Aine’s mother Christine said the creation of Friends of Aine was twofold.

“We wanted to create a legacy for Aine and we wanted to help her sister Bella who was getting services from the Good Grief Program. It became apparent that more kids need service and support so we decided to expand,” Christine said.

The Good Grief Program is a 30-year-old program that was started by Home Health and Hospice Care in Merrimack. After a mutual agreement, Home Health and Hospice Care gifted Friends of Aine the program. The program is now run at the Friends of Aine Facility, which is located in Manchester.

Christine said Friends of Aine currently serves around 65 families, but has the capacity to support 90.

As a way to raise funds for the Good Grief Program, they will be hosting their seventh annual Friends of Aine Kid’s TRY-athlon, which will be held on Sunday, Aug. 18 in Bedford.

The race is open to children of all athletic abilities, ages four to 15.

“When we first came up with this idea, we were trying to put Aine’s spirit into it,” Christine said. “As a kid she loved riding bikes, she loved swimming and jump roping and running around.”

She added, “We decided on a triathlon for kids, but we changed the ‘I’ to ‘Y’ to make it more friendly for kids who might not have the same athletic ability. We want all kids to be able to be successful.”

In past years, Christine said, they have had an excellent turn out. Last year they had over 300 children participate with nearly a thousand spectators.

“It’s a great day and this is a big fundraiser for us,” Phillips said of the TRY-athlon. “All of the proceeds go back to the Good Grief Program and the center.”

The Phillips hope the event will bring more awareness to grief.

“Right now it really is a public health issue, kids who have experienced a significant death,” Christine said.
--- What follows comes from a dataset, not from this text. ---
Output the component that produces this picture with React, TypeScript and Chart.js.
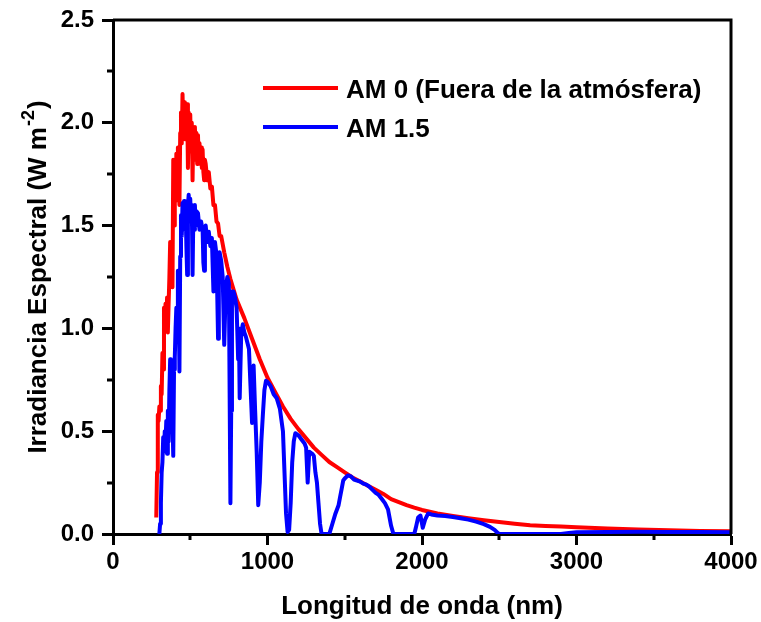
import React, { useEffect, useRef } from "react";
import { Chart, registerables } from "chart.js";

Chart.register(...registerables);

// AM 0 (outside the atmosphere)
const wavelengthAM0 = [
  280, 285, 290, 295, 300, 305, 310, 315, 320, 325, 330, 335, 340, 345, 350, 355, 360, 365, 370, 375,
  380, 385, 390, 395, 400, 405, 410, 415, 420, 425, 430, 435, 440, 445, 450, 455, 460, 465, 470, 475,
  480, 485, 490, 495, 500, 505, 510, 515, 520, 525, 530, 535, 540, 545, 550, 555, 560, 565, 570, 575,
  580, 585, 590, 595, 600, 610, 620, 630, 640, 650, 660, 670, 680, 690, 700, 720, 740, 760, 780, 800,
  850, 900, 950, 1000, 1050, 1100, 1150, 1200, 1250, 1300, 1350, 1400, 1450, 1500, 1550, 1600, 1650, 1700, 1750, 1800,
  1850, 1900, 1950, 2000, 2100, 2200, 2300, 2400, 2500, 2600, 2700, 2800, 2900, 3000, 3200, 3400, 3600, 3800, 4000,
];
const irradianceAM0 = [
  0.08, 0.30, 0.58, 0.55, 0.62, 0.60, 0.72, 0.68, 0.88, 0.80, 1.10, 1.05, 1.12, 1.02, 1.15, 0.98, 1.12, 1.25, 1.42, 1.30,
  1.40, 1.20, 1.82, 1.50, 1.78, 1.62, 1.85, 1.75, 1.88, 1.72, 1.60, 1.95, 2.05, 1.90, 2.14, 1.98, 2.10, 1.92, 2.07, 1.95,
  2.09, 1.78, 2.05, 1.90, 2.04, 1.86, 2.00, 1.72, 1.97, 1.82, 1.98, 1.85, 1.95, 1.80, 1.94, 1.82, 1.90, 1.80, 1.88, 1.78,
  1.87, 1.76, 1.72, 1.82, 1.80, 1.72, 1.76, 1.68, 1.69, 1.60, 1.60, 1.52, 1.51, 1.45, 1.45, 1.37, 1.30, 1.24, 1.19, 1.14,
  1.05, 0.95, 0.85, 0.76, 0.69, 0.62, 0.56, 0.51, 0.465, 0.42, 0.385, 0.35, 0.325, 0.30, 0.275, 0.255, 0.235, 0.215, 0.195, 0.17,
  0.155, 0.14, 0.128, 0.117, 0.10, 0.088, 0.077, 0.067, 0.058, 0.05, 0.043, 0.039, 0.036, 0.033, 0.027, 0.022, 0.018, 0.015, 0.013,
];

// AM 1.5
const wavelengthAM15 = [
  300, 305, 310, 315, 320, 325, 330, 335, 340, 345, 350, 355, 360, 365, 370, 375, 380, 385, 390, 395,
  400, 405, 410, 415, 420, 425, 430, 435, 440, 445, 450, 455, 460, 465, 470, 475, 480, 485, 490, 495,
  500, 505, 510, 515, 520, 525, 530, 535, 540, 550, 560, 570, 580, 585, 590, 595, 600, 610, 620, 630,
  640, 650, 655, 660, 670, 680, 685, 690, 700, 710, 720, 730, 740, 750, 760, 765, 770, 780, 790, 800,
  810, 815, 820, 830, 840, 850, 860, 870, 880, 890, 900, 910, 920, 930, 940, 950, 960, 970, 980, 990,
  1000, 1020, 1040, 1060, 1080, 1100, 1110, 1120, 1130, 1140, 1150, 1160, 1170, 1180, 1200, 1220, 1240, 1250, 1260, 1270,
  1290, 1300, 1310, 1320, 1330, 1340, 1350, 1400, 1420, 1440, 1460, 1470, 1480, 1490, 1500, 1520, 1540, 1560, 1580, 1600,
  1620, 1640, 1660, 1680, 1700, 1720, 1740, 1760, 1780, 1790, 1800, 1815, 1950, 1960, 1975, 1990, 2005, 2020, 2040, 2060,
  2100, 2150, 2200, 2250, 2300, 2350, 2400, 2440, 2470, 2490, 2500, 2900, 2950, 3000, 3200, 3400, 3600, 3800, 4000,
];
const irradianceAM15 = [
  0.00, 0.05, 0.15, 0.30, 0.35, 0.47, 0.40, 0.50, 0.45, 0.55, 0.39, 0.60, 0.45, 0.70, 0.85, 0.62, 0.75, 0.55, 0.38, 0.80,
  0.86, 1.00, 1.10, 1.05, 1.28, 1.20, 0.79, 1.35, 1.55, 1.45, 1.61, 1.52, 1.62, 1.48, 1.60, 1.40, 1.26, 1.60, 1.65, 1.55,
  1.63, 1.52, 1.60, 1.26, 1.55, 1.48, 1.60, 1.50, 1.57, 1.56, 1.48, 1.52, 1.48, 1.32, 1.28, 1.45, 1.50, 1.42, 1.47, 1.40,
  1.44, 1.18, 1.40, 1.42, 1.36, 0.95, 1.36, 1.37, 1.33, 1.25, 0.92, 1.20, 1.25, 1.22, 0.15, 0.60, 1.18, 1.18, 1.15, 1.10,
  0.85, 1.00, 0.66, 0.98, 1.02, 0.98, 0.96, 0.93, 0.90, 0.72, 0.54, 0.82, 0.60, 0.40, 0.14, 0.25, 0.45, 0.58, 0.70, 0.745,
  0.74, 0.72, 0.68, 0.66, 0.61, 0.50, 0.30, 0.10, 0.01, 0.02, 0.15, 0.35, 0.45, 0.49, 0.48, 0.46, 0.44, 0.42, 0.25, 0.40,
  0.39, 0.38, 0.30, 0.25, 0.15, 0.05, 0.00, 0.00, 0.05, 0.10, 0.14, 0.18, 0.22, 0.26, 0.27, 0.285, 0.28, 0.265, 0.26, 0.255,
  0.245, 0.24, 0.23, 0.215, 0.20, 0.19, 0.17, 0.15, 0.12, 0.08, 0.04, 0.00, 0.00, 0.03, 0.08, 0.09, 0.03, 0.07, 0.10, 0.095,
  0.09, 0.088, 0.083, 0.077, 0.07, 0.06, 0.048, 0.035, 0.02, 0.005, 0.00, 0.00, 0.005, 0.008, 0.01, 0.011, 0.01, 0.01, 0.009,
];

const seriesLabels = ["AM 0 (Fuera de la atmósfera)", "AM 1.5"];
const seriesColors = ["#ff0000", "#0000ff"];
const xTitle = "Longitud de onda (nm)";
const yTitleMain = "Irradiancia Espectral (W m";
const yTitleSup = "-2";
const yTitleEnd = ")";
const yMinorTicks = [0.25, 0.75, 1.25, 1.75, 2.25];
const xMinorTicks = [500, 1500, 2500, 3500];

const FONT = "'Liberation Sans', Arial, sans-serif";

const decorPlugin = {
  id: "decor",
  afterDraw(chart: any) {
    const { ctx, chartArea } = chart;
    const xs = chart.scales.x;
    const ys = chart.scales.y;
    ctx.save();
    // frame top & right
    ctx.strokeStyle = "#000";
    ctx.lineWidth = 3;
    ctx.beginPath();
    ctx.moveTo(chartArea.left, chartArea.top);
    ctx.lineTo(chartArea.right, chartArea.top);
    ctx.lineTo(chartArea.right, chartArea.bottom);
    ctx.stroke();
    // minor ticks
    ctx.beginPath();
    yMinorTicks.forEach((v) => {
      const py = Math.round(ys.getPixelForValue(v));
      ctx.moveTo(chartArea.left, py);
      ctx.lineTo(chartArea.left - 6, py);
    });
    xMinorTicks.forEach((v) => {
      const px = Math.round(xs.getPixelForValue(v));
      ctx.moveTo(px, chartArea.bottom);
      ctx.lineTo(px, chartArea.bottom + 6);
    });
    ctx.stroke();

    // legend
    const legendX0 = 263;
    const legendX1 = 338;
    const legendYs = [88, 127];
    ctx.lineWidth = 4;
    ctx.font = `bold 26px ${FONT}`;
    ctx.textBaseline = "middle";
    ctx.textAlign = "left";
    seriesLabels.forEach((label, i) => {
      ctx.strokeStyle = seriesColors[i];
      ctx.beginPath();
      ctx.moveTo(legendX0, legendYs[i]);
      ctx.lineTo(legendX1, legendYs[i]);
      ctx.stroke();
      ctx.fillStyle = "#000";
      ctx.fillText(label, 346, legendYs[i] + 3);
    });

    // x title
    ctx.font = `bold 26px ${FONT}`;
    ctx.textAlign = "center";
    ctx.textBaseline = "middle";
    ctx.fillText(xTitle, (chartArea.left + chartArea.right) / 2, 607);

    // y title with superscript
    const mainFont = `bold 26px ${FONT}`;
    const supFont = `bold 18px ${FONT}`;
    ctx.font = mainFont;
    const w1 = ctx.measureText(yTitleMain).width;
    const w3 = ctx.measureText(yTitleEnd).width;
    ctx.font = supFont;
    const w2 = ctx.measureText(yTitleSup).width;
    const total = w1 + w2 + w3 + 2;
    ctx.translate(37, (chartArea.top + chartArea.bottom) / 2);
    ctx.rotate(-Math.PI / 2);
    ctx.textAlign = "left";
    ctx.textBaseline = "alphabetic";
    let cx = -total / 2;
    ctx.font = mainFont;
    ctx.fillText(yTitleMain, cx, 9);
    cx += w1 + 1;
    ctx.font = supFont;
    ctx.fillText(yTitleSup, cx, -3);
    cx += w2 + 1;
    ctx.font = mainFont;
    ctx.fillText(yTitleEnd, cx, 9);
    ctx.restore();
  },
};

export default function App() {
  const canvasRef = useRef<HTMLCanvasElement | null>(null);

  useEffect(() => {
    const canvas = canvasRef.current;
    if (!canvas) return;
    const am0 = wavelengthAM0.map((x, i) => ({ x, y: irradianceAM0[i] }));
    const am15 = wavelengthAM15.map((x, i) => ({ x, y: irradianceAM15[i] }));
    const chart = new Chart(canvas, {
      type: "line",
      data: {
        datasets: [
          {
            label: seriesLabels[0],
            data: am0,
            borderColor: seriesColors[0],
            backgroundColor: seriesColors[0],
            borderWidth: 4,
            pointRadius: 0,
            tension: 0,
            borderJoinStyle: "round",
            order: 2,
          },
          {
            label: seriesLabels[1],
            data: am15,
            borderColor: seriesColors[1],
            backgroundColor: seriesColors[1],
            borderWidth: 4,
            pointRadius: 0,
            tension: 0,
            borderJoinStyle: "round",
            order: 1,
          },
        ],
      },
      options: {
        responsive: false,
        animation: false,
        layout: { padding: { left: 0, top: 18, right: 30, bottom: 0 } },
        plugins: {
          legend: { display: false },
          tooltip: { enabled: false },
          title: { display: false },
        },
        scales: {
          x: {
            type: "linear",
            min: 0,
            max: 4000,
            afterFit: (scale: any) => {
              scale.height = 88;
            },
            ticks: {
              stepSize: 1000,
              color: "#000",
              padding: 3,
              font: { family: FONT, size: 24, weight: "bold" },
              maxRotation: 0,
              callback: (v: any) => String(v),
            },
            grid: {
              drawOnChartArea: false,
              drawTicks: true,
              tickLength: 11,
              tickWidth: 3,
              tickColor: "#000",
            },
            border: { display: true, color: "#000", width: 3 },
          },
          y: {
            type: "linear",
            min: 0,
            max: 2.5,
            afterFit: (scale: any) => {
              scale.width = 113;
            },
            ticks: {
              stepSize: 0.5,
              color: "#000",
              padding: 8,
              font: { family: FONT, size: 24, weight: "bold", lineHeight: 1 },
              callback: (v: any) => Number(v).toFixed(1),
            },
            grid: {
              drawOnChartArea: false,
              drawTicks: true,
              tickLength: 11,
              tickWidth: 3,
              tickColor: "#000",
            },
            border: { display: true, color: "#000", width: 3 },
          },
        },
      },
      plugins: [decorPlugin],
    });
    return () => chart.destroy();
  }, []);

  return (
    <div style={{ position: "fixed", left: 0, top: 0, width: 761, height: 622, background: "#fff" }}>
      <canvas ref={canvasRef} width={761} height={622} style={{ display: "block" }} />
    </div>
  );
}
The Friends of AINE Kids’s TRY-athlon’s course design and event timing will be provided by Millennium Running.

All children ages four through 15 are encouraged to participate, however they must be able to swim the length of a pool without floatation devices. The organization notes that training wheels are allowed for the bike course.

Children ages four through 10 will swim 25 yards, bike one mile and run half a mile, while youth ages 11 -15 will swim 50 yards, bike two miles and run one mile.

Participants will be able to gather pledges for racing as part of their registration. By registering, racers have the opportunity to set up their own fundraising page for donations that will go toward Friends of Aine’s Good Grief Program.

Those who are 15 years or older or interested in volunteering for the event can go online to sign up.

To register for the TRY-athlon, visit https://www.friendsofaine.com/kids-try-athlon/

“It is an opportunity for kids to experience a race without the pressures of worrying if they can make the distances or not – we’ve designed it so that everyone is triumphant,” the Phillips stated.